An employer was justified in terminating an employee based on its honest belief that the employee could not perform his job due to his medical condition. In Degraw v. Exide Technologies (10th Circuit February 20, 2012), the employee worked as a material handler and had a history of back problems predating his employment. He took FMLA leave on a number of occasions due to his non-work-related back problems.
After returning to work from FMLA leave on one occasion, the employee complained that working mandatory overtime was aggravating his back pain, resulting in him taking more FMLA leave. The company advised him not to return to work until he received medical clearance. Several months later, the employee’s own doctor lifted his restrictions, clearing him to return to work. The company’s doctor, however, refused to release him to return to work due to his restrictions. After the company could not find another job that satisfied his restrictions, his employment was terminated.

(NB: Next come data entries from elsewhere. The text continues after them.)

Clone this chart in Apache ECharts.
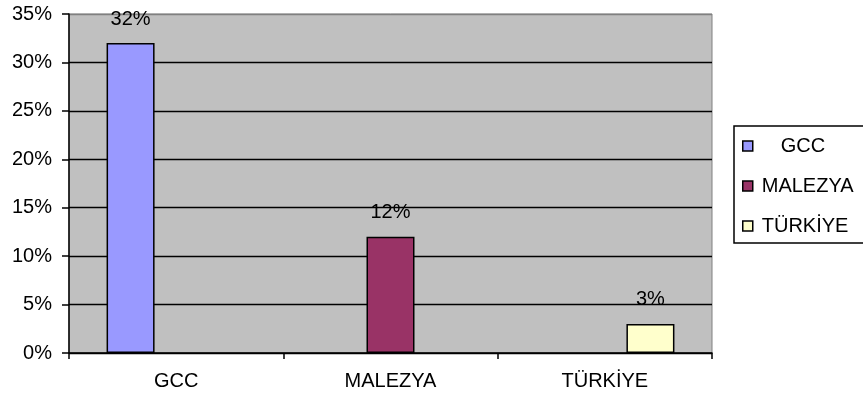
<!DOCTYPE html>
<html>
<head>
<meta charset="utf-8">
<script src="https://cdn.jsdelivr.net/npm/echarts@6/dist/echarts.min.js"></script>
<style>
  html, body { margin: 0; padding: 0; background: #fff; }
  #chart { width: 863px; height: 399px; }
</style>
</head>
<body>
<div id="chart"></div>
<script>
// Share by region (percent)
const categories = ['GCC', 'MALEZYA', 'TÜRKİYE'];
const seriesNames = ['GCC', 'MALEZYA', 'TÜRKİYE'];
const gccValues = [32, '-', '-'];
const malezyaValues = ['-', 12, '-'];
const turkiyeValues = ['-', '-', 3];
const yTicks = [0, 5, 10, 15, 20, 25, 30, 35];

const colors = ['#9999FF', '#993366', '#FFFFCC'];
const font = 'Arial, "Liberation Sans", sans-serif';
const fs = 20;

function makeSeries(name, data, color) {
  return {
    name: name,
    type: 'bar',
    data: data,
    barWidth: 48,
    barGap: '-5%',
    itemStyle: { color: color, borderColor: '#000', borderWidth: 1.5 },
    label: {
      show: true,
      position: 'top',
      distance: 14,
      formatter: '{c}%',
      color: '#000',
      fontFamily: font,
      fontSize: fs
    },
    emphasis: { disabled: true }
  };
}

const chart = echarts.init(document.getElementById('chart'));
chart.setOption({
  animation: false,
  grid: {
    left: 69, top: 14, right: 151, bottom: 46,
    show: true,
    backgroundColor: '#C0C0C0',
    borderColor: '#808080',
    borderWidth: 1
  },
  legend: {
    orient: 'vertical',
    left: 734, top: 126,
    padding: [10, 12, 7, 8],
    itemGap: 20,
    itemWidth: 10, itemHeight: 10,
    borderColor: '#000', borderWidth: 1.5,
    backgroundColor: '#fff',
    icon: 'rect',
    data: seriesNames,
    formatter: function (n) { return n === 'GCC' ? '{g|GCC}' : n; },
    textStyle: {
      fontFamily: font, fontSize: fs, color: '#000', padding: [0, 0, 0, 4],
      rich: { g: { fontFamily: font, fontSize: fs, color: '#000', padding: [0, 0, 0, 19] } }
    },
    itemStyle: { borderColor: '#000', borderWidth: 1.5 }
  },
  xAxis: {
    type: 'category',
    data: categories,
    axisLine: { lineStyle: { color: '#000', width: 1.5 } },
    axisTick: { show: true, length: 6, lineStyle: { color: '#000', width: 1.5 } },
    axisLabel: { color: '#000', fontFamily: font, fontSize: fs, margin: 18 }
  },
  yAxis: {
    type: 'value',
    min: yTicks[0],
    max: yTicks[yTicks.length - 1],
    interval: 5,
    axisLine: { show: true, lineStyle: { color: '#000', width: 1.5 } },
    axisTick: { show: true, length: 7, lineStyle: { color: '#000', width: 1.5 } },
    axisLabel: { color: '#000', fontFamily: font, fontSize: fs, margin: 17, formatter: '{value}%' },
    splitLine: {
      show: true,
      lineStyle: { color: ['#000', '#000', '#000', '#000', '#000', '#000', '#000', '#808080'], width: 1.3 }
    }
  },
  series: [
    makeSeries(seriesNames[0], gccValues, colors[0]),
    makeSeries(seriesNames[1], malezyaValues, colors[1]),
    makeSeries(seriesNames[2], turkiyeValues, colors[2])
  ]
});
</script>
</body>
</html>
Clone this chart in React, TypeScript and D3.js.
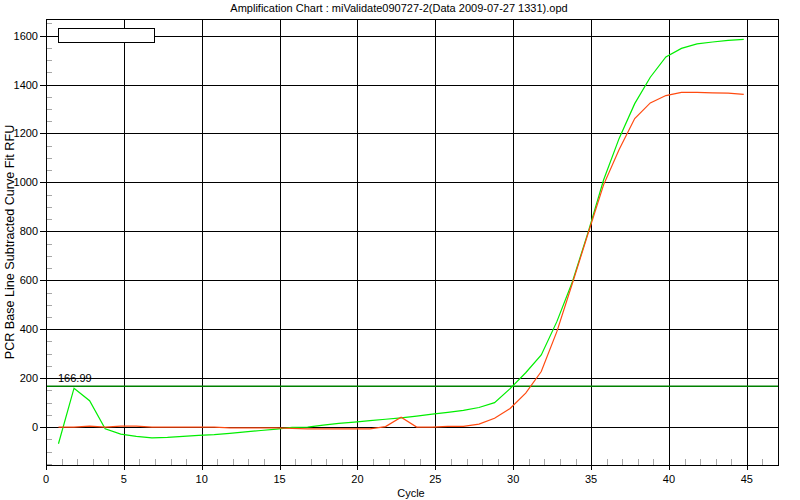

The employee filed a lawsuit claiming 1) that he was discharged in retaliation for reporting a work-related injury (the aggravation of his back pain) in violation of Kansas workers’ compensation law, and 2) that the company retaliated against him for taking FMLA leave, interfered with his FMLA rights, and failed to restore him to his position. In seeking dismissal of the case, the company asserted it terminated the employee in reliance on its doctor’s medical opinion that the employee could not safety perform his job.
With respect to his workers’ compensation claim, the Court rejected the employee’s argument that, at the time of his discharge, his personal doctors stated he could perform the job. The Court, in affirming the dismissal of his workers’ compensation claim, stated that the operative question was not whether he could in fact have performed the material handler job, but whether his employer “honestly believed” he could not perform the job. The Court also affirmed the dismissal of the employee’s FMLA claim, concluding that a disagreement as to whether the employee could perform his job does not demonstrate pretext for terminating him in retaliation for taking FMLA leave. The Court further stated that although the FMLA entitles a person returning from FMLA leave to resume his previous position, the employee had exhausted his FMLA leave long before he was terminated. The FMLA permits an employer to terminate an employee who cannot return to work after the
12 weeks of FMLA leave have expired.
Although a disability claim was not alleged in the above case, employers should keep in mind the potential interplay between the FMLA and the ADA. The FMLA permits an employer to terminate an employee who is unable to return to work after exhausting FMLA leave, but an extended leave of absence (beyond the 12 weeks of FMLA leave) may be considered a reasonable accommodation under the ADA if the employee has a disability. Employers should evaluate potential ADA implications before proceeding to terminate an employee who has not returned to work after exhausting FMLA leave.